When you complete optimizing, it's useful to see what progress you've made. The comparison mode lets you easily see the difference between two profile sessions. You can continue to view data as a Call Tree or a Table, but instead of absolute time values, you see time differences.

For example, you can compare two profiles to evaluate results before and after function optimization. In Compare mode, each column shows the change in values compared to the other session. Time and Count columns show the new value minus the old value. If there's no new value match for an item, its old value is used.
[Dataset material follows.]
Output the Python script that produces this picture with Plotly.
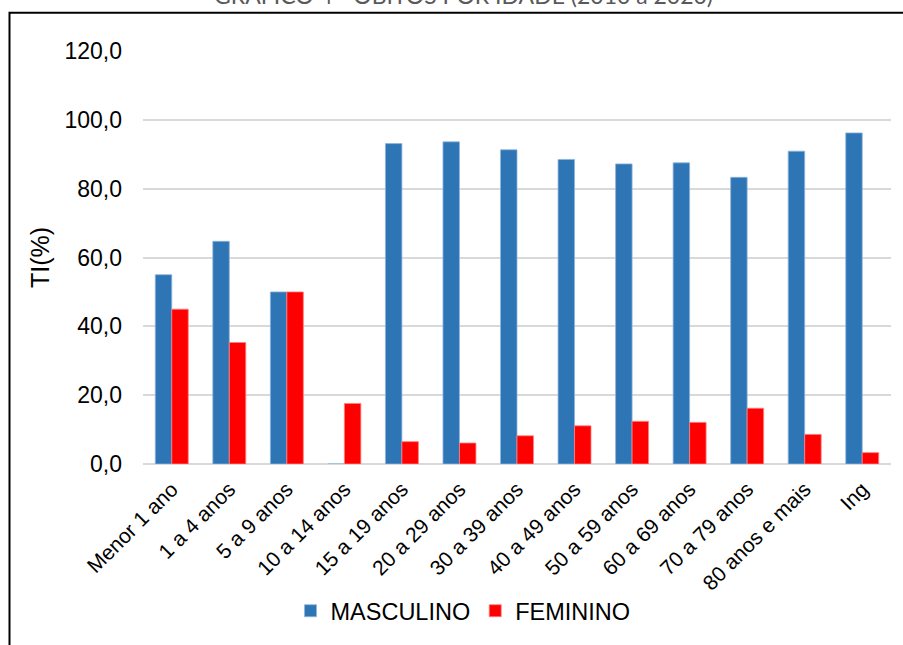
import plotly.graph_objects as go

categorias = ["Menor 1 ano", "1 a 4 anos", "5 a 9 anos", "10 a 14 anos", "15 a 19 anos",
              "20 a 29 anos", "30 a 39 anos", "40 a 49 anos", "50 a 59 anos", "60 a 69 anos",
              "70 a 79 anos", "80 anos e mais", "Ing"]
masculino = [55.0, 64.7, 50.0, 0.0, 93.1, 93.6, 91.3, 88.5, 87.2, 87.5, 83.3, 90.9, 96.2]
feminino = [45.0, 35.3, 50.0, 17.6, 6.5, 6.1, 8.2, 11.1, 12.4, 12.1, 16.2, 8.6, 3.3]
y_ticks = [0, 20, 40, 60, 80, 100, 120]
titulo = "GRÁFICO 4 - ÓBITOS POR IDADE (2010 a 2020)"

W, H = 903, 645
L, R, T, B = 143, 12, 51, 178
pw, ph = W - L - R, H - T - B

def px_x(x):
    return (x - L) / pw

def px_y(y):
    return (H - B - y) / ph

fig = go.Figure()
fig.add_trace(go.Bar(x=categorias, y=masculino, name="MASCULINO",
                     marker=dict(color="#2E75B6", line=dict(color="#8FB4DA", width=0.8))))
fig.add_trace(go.Bar(x=categorias, y=feminino, name="FEMININO",
                     marker=dict(color="#FF0000", line=dict(color="#FF8080", width=0.8))))

fig.update_layout(
    width=W, height=H,
    margin=dict(l=L, r=R, t=T, b=B, pad=0),
    paper_bgcolor="white", plot_bgcolor="white",
    barmode="group", bargap=0.427, bargroupgap=0,
    separators=",.",
    font=dict(family="Liberation Sans, Arial, sans-serif", color="#000000"),
    showlegend=True,
    legend=dict(orientation="h", x=px_x(463), xanchor="center", y=px_y(615), yanchor="middle",
                font=dict(size=23.5, color="#000000"), itemwidth=30, traceorder="normal"),
    xaxis=dict(tickangle=-45, tickfont=dict(size=21, color="#000000"), showgrid=False,
               showline=False, zeroline=False, ticks="", ticklabelstandoff=8),
    yaxis=dict(range=[0, 120], tickvals=y_ticks, tickformat=".1f",
               tickfont=dict(size=23, color="#000000"),
               showgrid=True, gridcolor="#D9D9D9", gridwidth=1.5,
               zeroline=True, zerolinecolor="#D9D9D9", zerolinewidth=1.5,
               showline=False, ticks="", ticklabelstandoff=20,
               title=dict(text="TI(%)", font=dict(size=25, color="#000000"), standoff=7)),
)

fig.add_annotation(text=titulo, xref="paper", yref="paper", x=px_x(463), y=px_y(11),
                   xanchor="center", yanchor="bottom", showarrow=False,
                   font=dict(family="Lato, Open Sans, sans-serif", size=23, color="#595959"))

fig.add_shape(type="rect", xref="paper", yref="paper",
              x0=px_x(9.5), x1=px_x(920), y0=px_y(12.5), y1=px_y(680),
              line=dict(color="#000000", width=2), fillcolor="rgba(0,0,0,0)", layer="above")

fig.write_html("out.html")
If no old value match exists, the item will have a "+" indicator beside the new value.


Comparing two profiler sessions


Comparing two profiler sessions.

In this case, you must have at least two Application Profiler sessions to compare.

To profile in this case, follow these steps:

  1. In the Profiler Sessions view, select the two sessions that you want to compare.
  2. Right-click to open the context menu and select Compare menu time.

    View the changes based on the results of the Comparison mode.

  3. The IDE shows colored arrows to indicate the old and new results for the selected sessions.
  4. Optional: You can use filters to remove insignificant results (<1% of difference), using Filter By:

    Filtering results

    1. From the Execution Time view toolbar menu, select Filters to open the Filter dialog.
    2. Specify any filtering criteria.
    3. Click OK.

After you profile

The Execution Time view shows the difference between two selected sessions, and you can observe these differences by:


Note: In the Profiler Sessions view, you can use the Take Snapshot feature to freeze the current state of the Application Profiler data while the actual session data keeps changing. The snapshot data remains frozen and can later be compared with the final results, or other snapshots of the same session. In the Execution Time view, this action also automatically switches to view a Comparison mode to dynamically show the updated difference between the current state and the snapshot.